A series of health charities have pointed out that this plea has largely been ignored in this month’s budget statement. And at the same time, parts of government seem intent on curtailing vital debates in the cultural sector about this country’s pernicious colonial history. Without these open conversations how can we expect to build a representative sector?

It's been a rough year for so many of us. Everyone is tired, and low on imagination. It can be hard to push on with this weight set against the larger goal of challenging inequities.

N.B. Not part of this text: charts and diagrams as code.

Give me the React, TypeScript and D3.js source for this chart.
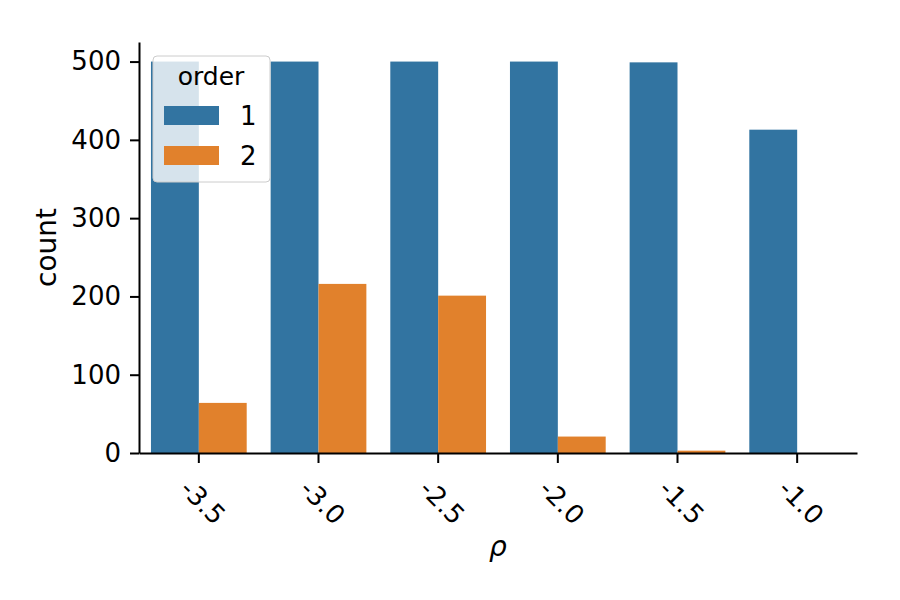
import React, { useEffect, useRef } from 'react';
import * as d3 from 'd3';

const categories = ['-3.5', '-3.0', '-2.5', '-2.0', '-1.5', '-1.0'];
const orders = ['1', '2'];
const order1Counts = [500, 500, 500, 500, 499, 413];
const order2Counts = [64, 216, 201, 21, 3, 0];
const yTicks = [0, 100, 200, 300, 400, 500];
const colors = ['#3274a1', '#e1812c'];

export default function App() {
  const svgRef = useRef<SVGSVGElement | null>(null);

  useEffect(() => {
    const width = 900;
    const height = 600;
    const margin = { top: 42, right: 43, bottom: 147, left: 139 };
    const innerW = width - margin.left - margin.right;
    const innerH = height - margin.top - margin.bottom;
    const font = 'DejaVu Sans, sans-serif';
    const tickFont = 26;
    const labelFont = 28;

    d3.select(svgRef.current).selectAll('*').remove();
    const svg = d3.select(svgRef.current)
      .attr('width', width)
      .attr('height', height);

    svg.append('rect').attr('width', width).attr('height', height).attr('fill', '#ffffff');

    const g = svg.append('g')
      .attr('transform', `translate(${margin.left},${margin.top})`);

    // Scales
    const xScale = d3.scaleBand<string>()
      .domain(categories)
      .range([0, innerW]);

    const yScale = d3.scaleLinear()
      .domain([0, 525])
      .range([innerH, 0]);

    const sub = d3.scaleBand<string>()
      .domain(orders)
      .range([xScale.bandwidth() * 0.1, xScale.bandwidth() * 0.9]);

    const series = [order1Counts, order2Counts];

    // Bars
    series.forEach((vals, si) => {
      g.selectAll(`.bar-${si}`)
        .data(categories.map((c, i) => ({ c, v: vals[i] })))
        .enter()
        .append('rect')
        .attr('class', `bar-${si}`)
        .attr('x', d => (xScale(d.c) as number) + (sub(orders[si]) as number))
        .attr('y', d => yScale(d.v))
        .attr('width', sub.bandwidth())
        .attr('height', d => innerH - yScale(d.v))
        .attr('fill', colors[si]);
    });

    // Axes
    const xAxisG = g.append('g')
      .attr('transform', `translate(0,${innerH})`)
      .call(d3.axisBottom(xScale).tickSize(10).tickSizeOuter(0).tickPadding(0));
    xAxisG.select('.domain').attr('stroke', '#000').attr('stroke-width', 2);
    xAxisG.selectAll('.tick line').attr('stroke', '#000').attr('stroke-width', 2);
    xAxisG.selectAll('.tick text')
      .attr('font-family', font)
      .attr('font-size', tickFont)
      .attr('fill', '#000')
      .attr('y', 0)
      .attr('dy', null)
      .attr('text-anchor', 'middle')
      .attr('dominant-baseline', 'central')
      .attr('transform', 'translate(4,49) rotate(45)');

    const yAxisG = g.append('g')
      .call(d3.axisLeft(yScale).tickValues(yTicks).tickSize(9).tickSizeOuter(0).tickPadding(9));
    yAxisG.select('.domain').attr('stroke', '#000').attr('stroke-width', 2);
    yAxisG.selectAll('.tick line').attr('stroke', '#000').attr('stroke-width', 2);
    yAxisG.selectAll('.tick text')
      .attr('font-family', font)
      .attr('font-size', tickFont)
      .attr('fill', '#000');

    // Axis labels
    svg.append('text')
      .attr('transform', `translate(56,${margin.top + innerH / 2}) rotate(-90)`)
      .attr('text-anchor', 'middle')
      .attr('font-family', font)
      .attr('font-size', labelFont)
      .attr('fill', '#000')
      .text('count');

    svg.append('text')
      .attr('x', margin.left + innerW / 2)
      .attr('y', 556)
      .attr('text-anchor', 'middle')
      .attr('font-family', font)
      .attr('font-style', 'italic')
      .attr('font-size', labelFont)
      .attr('fill', '#000')
      .text('ρ');

    // Legend
    const lg = svg.append('g').attr('transform', 'translate(153,56)');
    lg.append('rect')
      .attr('width', 117)
      .attr('height', 126)
      .attr('rx', 4)
      .attr('fill', '#ffffff')
      .attr('fill-opacity', 0.8)
      .attr('stroke', '#cccccc')
      .attr('stroke-width', 1);
    lg.append('text')
      .attr('x', 58)
      .attr('y', 29)
      .attr('text-anchor', 'middle')
      .attr('font-family', font)
      .attr('font-size', 25)
      .attr('fill', '#000')
      .text('order');
    orders.forEach((o, i) => {
      lg.append('rect')
        .attr('x', 11)
        .attr('y', 50 + i * 40)
        .attr('width', 55)
        .attr('height', 19)
        .attr('fill', colors[i]);
      lg.append('text')
        .attr('x', 87)
        .attr('y', 69 + i * 40)
        .attr('font-family', font)
        .attr('font-size', tickFont)
        .attr('fill', '#000')
        .text(o);
    });
  }, []);

  return (
    <svg ref={svgRef} style={{ position: 'absolute', left: 0, top: 0, display: 'block' }}></svg>
  );
}
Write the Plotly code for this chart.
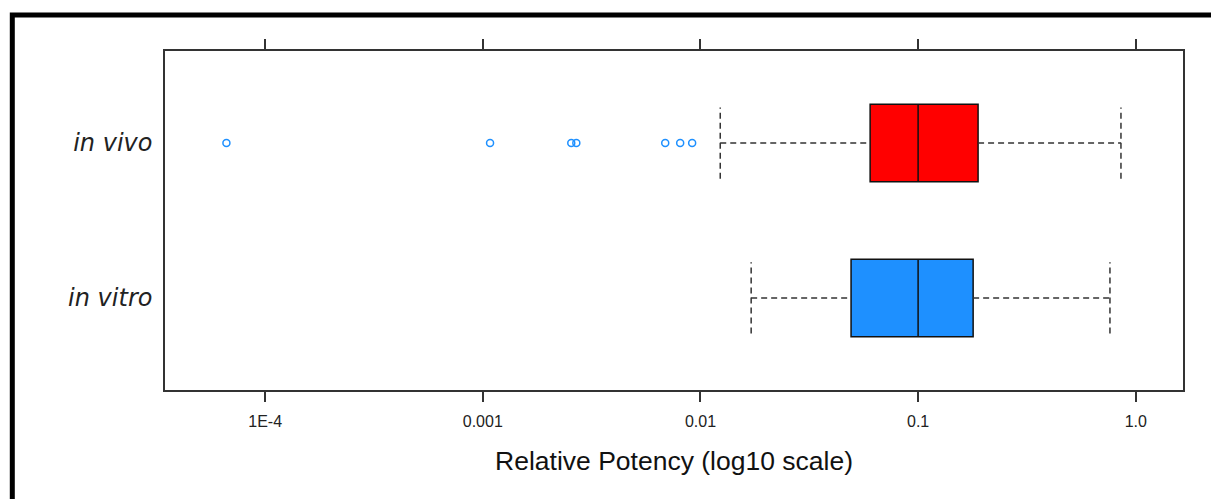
import plotly.graph_objects as go
import numpy as np

groups = ["in vitro", "in vivo"]
group_pos = [0, 1]
box_colors = ["#1E90FF", "#FF0000"]
q1 = [0.0492, 0.0602]
median = [0.1, 0.1]
q3 = [0.179, 0.1886]
lower_whisker = [0.0171, 0.01233]
upper_whisker = [0.761, 0.855]
outliers_vivo = [6.64e-5, 0.00108, 0.00255, 0.00269, 0.00689, 0.00807, 0.00916]
tick_vals = [1e-4, 1e-3, 1e-2, 1e-1, 1.0]
tick_text = ["1E-4", "0.001", "0.01", "0.1", "1.0"]

BOX_HALF = 0.25
CAP_HALF = 0.23
WHISK = "#333333"

fig = go.Figure()

for i, g in enumerate(groups):
    y = group_pos[i]
    fig.add_trace(go.Scatter(x=[lower_whisker[i], q1[i]], y=[y, y], mode="lines",
                             line=dict(color=WHISK, width=1.5, dash="6px,4px"), showlegend=False, hoverinfo="skip"))
    fig.add_trace(go.Scatter(x=[q3[i], upper_whisker[i]], y=[y, y], mode="lines",
                             line=dict(color=WHISK, width=1.5, dash="6px,4px"), showlegend=False, hoverinfo="skip"))
    for xv in (lower_whisker[i], upper_whisker[i]):
        fig.add_trace(go.Scatter(x=[xv, xv], y=[y - CAP_HALF, y + CAP_HALF], mode="lines",
                                 line=dict(color=WHISK, width=1.5, dash="6px,4px"), showlegend=False, hoverinfo="skip"))
    fig.add_trace(go.Box(orientation="h", y=[y], q1=[q1[i]], median=[median[i]], q3=[q3[i]],
                         lowerfence=[q1[i]], upperfence=[q3[i]], width=2 * BOX_HALF,
                         fillcolor=box_colors[i], line=dict(color="#111111", width=1.5),
                         whiskerwidth=0, showlegend=False, boxpoints=False, name=g))

fig.add_trace(go.Scatter(x=outliers_vivo, y=[group_pos[1]] * len(outliers_vivo), mode="markers",
                         marker=dict(symbol="circle-open", size=7, color="#1E90FF", line=dict(width=1.5)),
                         showlegend=False))

fig.update_xaxes(type="log", range=[np.log10(1e-4) - 0.46, 0.217], tickvals=tick_vals, ticktext=tick_text,
                 ticks="outside", ticklen=10, tickcolor="#333", tickwidth=1.5,
                 showline=True, linecolor="#333", linewidth=1.5, mirror="ticks",
                 showgrid=False, zeroline=False, ticklabelstandoff=6,
                 tickfont=dict(family="Liberation Sans, Arial, sans-serif", size=16, color="#222"),
                 title=dict(text="Relative Potency (log10 scale)", standoff=22,
                            font=dict(family="Liberation Sans, Arial, sans-serif", size=26.5, color="#111")))
fig.update_yaxes(range=[-0.594, 1.594], tickvals=group_pos,
                 ticktext=["<i>" + g + "</i>" for g in groups],
                 ticks="", showline=True, linecolor="#333", linewidth=1.5, mirror=True,
                 showgrid=False, zeroline=False, ticklabelstandoff=6,
                 tickfont=dict(family="DejaVu Sans, sans-serif", size=24, color="#222"))

fig.add_shape(type="rect", xref="paper", yref="paper", x0=-0.150, x1=1.3, y0=-0.6, y1=1.106,
              line=dict(color="black", width=5), fillcolor="rgba(0,0,0,0)", layer="above")

fig.update_layout(width=1219, height=499, margin=dict(l=156.5, r=44, t=43, b=117),
                  plot_bgcolor="white", paper_bgcolor="white")
fig.write_html("out.html")
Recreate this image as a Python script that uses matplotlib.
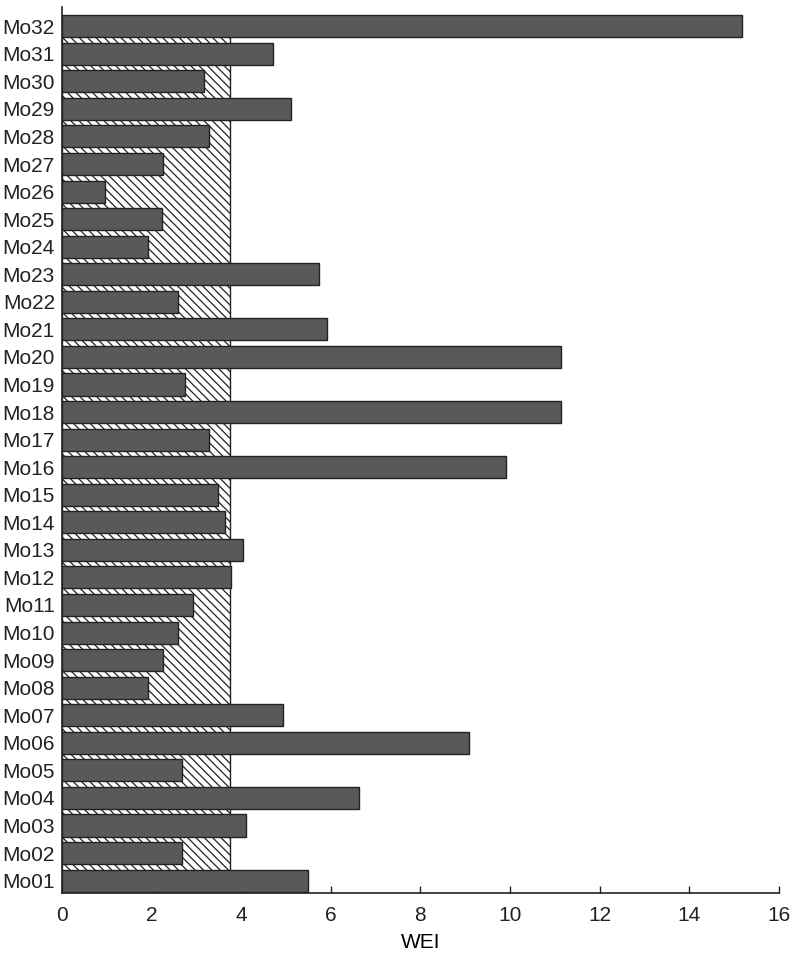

And yet there are so many examples that can give us hope. We want to use our upcoming conference and awards to focus on these people and organisations who persist in challenging orthodoxy, in making change. Red Earth Collective in Birmingham, for example, works with the arts and through partnership with the NHS, with the third sector, with faith communities and higher education "to support and improve the mental health and well-being of marginalised and racialised communities.” Artists Zoë Palmer and Jennifer Farmer are using their Seasons for Change commission to bring together an intergenerational group of people of African heritage and British farmers, connecting climate justice and creative practice. The Happy Museum project and Derby Museums are both leading the way in connecting wellbeing and ecological activism. Esther Fox of Accentuate has launched Curating for Change to tackle the underrepresentation of D/deaf and disabled people in our Museums. Our partners Voluntary Arts and artist layla-roxanne hill are all helping us understand how the economy impacts our wellbeing. These are just a few of over 30 brilliant panellists and performers we are excited to hear from between 21 and 23 April.

Culture, health and wellbeing is not always radical – indeed there is always the risk of the arts being used to paper over structural cracks in society – but it is our responsibility to amplify work that seeks not to obscure problems, but to reveal them, challenge them, and ultimately to change them.